Some lines of these records may hold the word "with"; state how many, using only the number.

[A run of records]
"""

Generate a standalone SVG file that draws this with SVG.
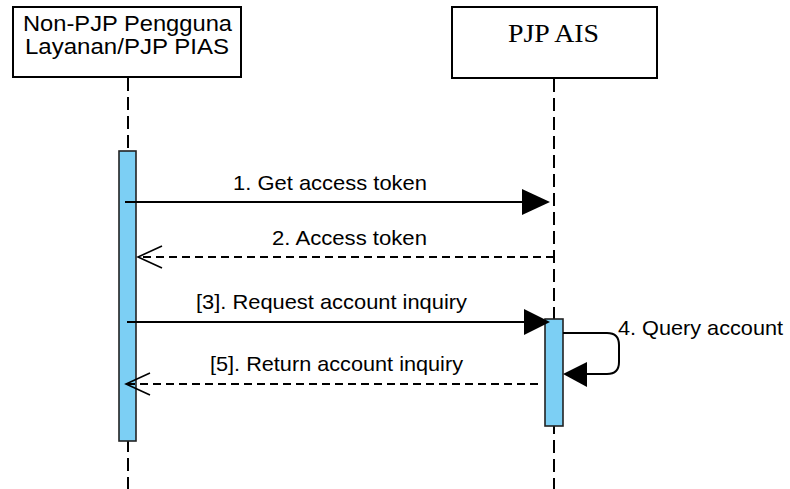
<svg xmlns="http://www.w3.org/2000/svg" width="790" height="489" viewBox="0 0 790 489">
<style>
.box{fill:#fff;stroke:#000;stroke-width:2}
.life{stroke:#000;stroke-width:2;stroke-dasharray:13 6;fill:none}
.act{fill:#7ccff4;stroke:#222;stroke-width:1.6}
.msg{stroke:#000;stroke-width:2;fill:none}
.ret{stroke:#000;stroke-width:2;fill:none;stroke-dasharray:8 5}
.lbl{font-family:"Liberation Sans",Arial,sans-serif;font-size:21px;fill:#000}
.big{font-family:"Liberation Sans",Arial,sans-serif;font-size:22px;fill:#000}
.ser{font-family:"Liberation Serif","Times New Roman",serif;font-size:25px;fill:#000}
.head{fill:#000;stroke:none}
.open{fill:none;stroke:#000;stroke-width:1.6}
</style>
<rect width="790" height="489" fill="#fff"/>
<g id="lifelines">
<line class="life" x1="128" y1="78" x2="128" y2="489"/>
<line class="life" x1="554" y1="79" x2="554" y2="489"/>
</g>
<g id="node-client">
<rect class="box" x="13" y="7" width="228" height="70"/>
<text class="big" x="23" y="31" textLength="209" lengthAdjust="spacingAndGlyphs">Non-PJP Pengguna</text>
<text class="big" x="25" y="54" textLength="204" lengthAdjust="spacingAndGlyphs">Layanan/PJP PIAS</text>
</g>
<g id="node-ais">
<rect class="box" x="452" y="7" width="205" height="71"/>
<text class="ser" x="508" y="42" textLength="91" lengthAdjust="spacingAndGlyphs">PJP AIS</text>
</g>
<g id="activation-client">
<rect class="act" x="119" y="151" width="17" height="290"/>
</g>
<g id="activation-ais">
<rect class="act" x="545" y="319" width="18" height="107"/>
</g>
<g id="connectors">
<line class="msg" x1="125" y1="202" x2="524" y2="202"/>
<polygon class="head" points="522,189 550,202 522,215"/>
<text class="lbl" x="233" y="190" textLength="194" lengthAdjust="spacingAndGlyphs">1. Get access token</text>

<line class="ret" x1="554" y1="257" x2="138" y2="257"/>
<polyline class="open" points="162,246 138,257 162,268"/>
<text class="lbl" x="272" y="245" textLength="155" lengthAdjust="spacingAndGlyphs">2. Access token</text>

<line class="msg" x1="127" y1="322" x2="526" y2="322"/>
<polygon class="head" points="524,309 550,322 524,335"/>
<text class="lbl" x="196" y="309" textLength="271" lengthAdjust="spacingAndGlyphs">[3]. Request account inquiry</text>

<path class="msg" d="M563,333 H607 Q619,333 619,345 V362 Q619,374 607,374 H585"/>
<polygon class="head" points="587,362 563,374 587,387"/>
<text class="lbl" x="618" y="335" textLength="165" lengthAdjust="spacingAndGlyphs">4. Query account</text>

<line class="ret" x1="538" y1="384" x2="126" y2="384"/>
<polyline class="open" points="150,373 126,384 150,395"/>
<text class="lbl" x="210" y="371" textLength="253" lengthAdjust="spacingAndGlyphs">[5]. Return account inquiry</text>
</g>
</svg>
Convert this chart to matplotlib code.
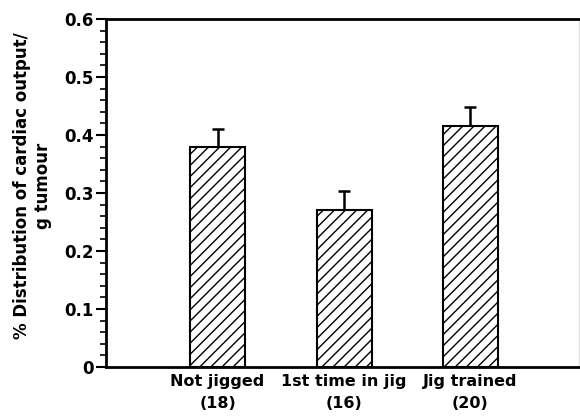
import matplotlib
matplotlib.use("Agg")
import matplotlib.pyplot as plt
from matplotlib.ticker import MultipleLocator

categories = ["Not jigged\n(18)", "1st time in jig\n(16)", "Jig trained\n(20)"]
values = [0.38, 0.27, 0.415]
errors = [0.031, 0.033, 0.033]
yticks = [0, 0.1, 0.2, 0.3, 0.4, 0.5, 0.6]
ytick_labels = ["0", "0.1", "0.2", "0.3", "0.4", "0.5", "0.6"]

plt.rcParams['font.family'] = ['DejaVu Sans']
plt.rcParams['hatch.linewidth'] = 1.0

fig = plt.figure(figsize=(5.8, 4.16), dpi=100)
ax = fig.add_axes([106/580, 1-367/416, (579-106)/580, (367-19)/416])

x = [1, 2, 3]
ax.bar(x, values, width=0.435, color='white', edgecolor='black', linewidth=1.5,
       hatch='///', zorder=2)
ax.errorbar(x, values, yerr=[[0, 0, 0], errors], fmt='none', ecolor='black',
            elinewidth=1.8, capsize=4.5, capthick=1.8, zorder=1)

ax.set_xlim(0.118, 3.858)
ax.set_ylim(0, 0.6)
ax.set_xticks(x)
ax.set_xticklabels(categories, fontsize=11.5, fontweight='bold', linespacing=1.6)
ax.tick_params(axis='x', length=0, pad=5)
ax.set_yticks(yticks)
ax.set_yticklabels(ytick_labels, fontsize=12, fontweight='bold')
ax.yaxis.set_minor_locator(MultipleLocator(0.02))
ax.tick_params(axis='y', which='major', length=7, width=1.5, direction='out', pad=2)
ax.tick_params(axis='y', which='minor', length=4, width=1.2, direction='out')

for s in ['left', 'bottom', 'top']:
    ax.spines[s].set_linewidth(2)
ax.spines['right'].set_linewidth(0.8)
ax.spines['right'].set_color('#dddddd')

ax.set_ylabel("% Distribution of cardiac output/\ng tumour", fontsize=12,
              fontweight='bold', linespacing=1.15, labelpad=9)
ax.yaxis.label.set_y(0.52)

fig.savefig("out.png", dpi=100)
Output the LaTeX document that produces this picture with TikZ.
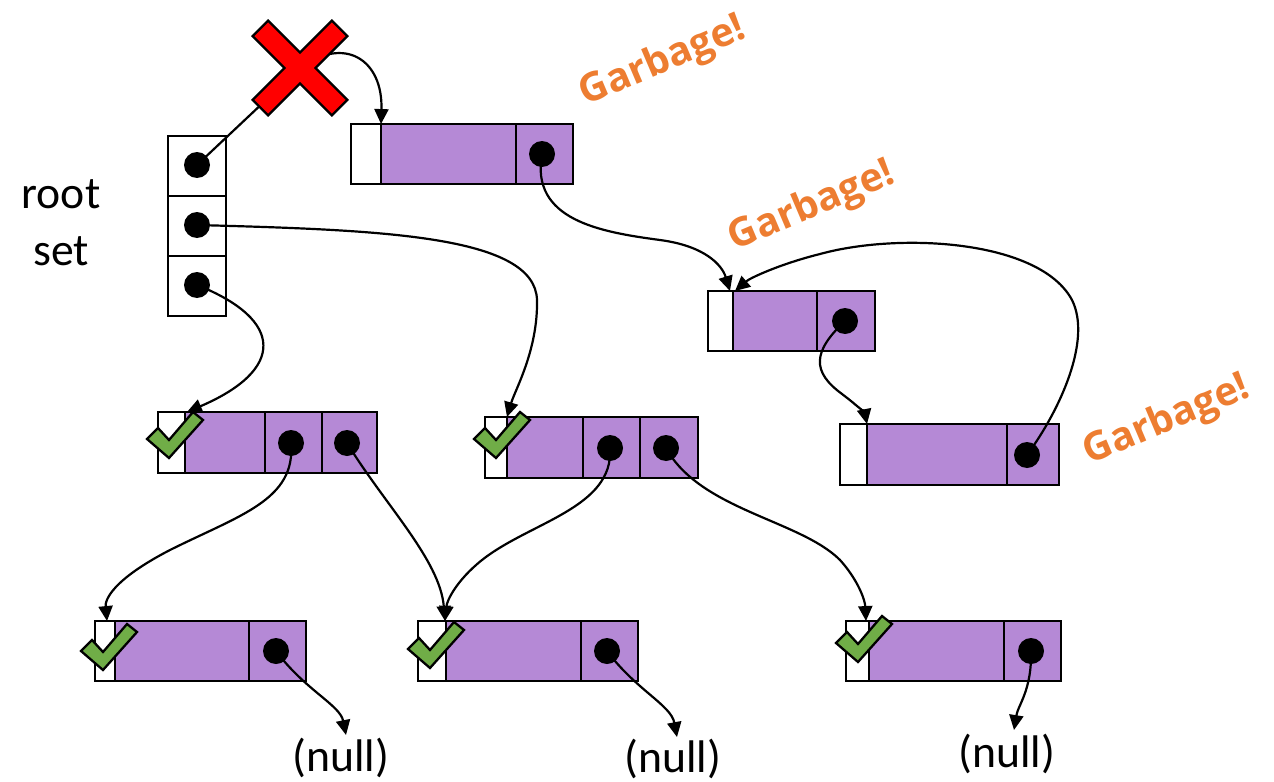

"""

Exercise solution
2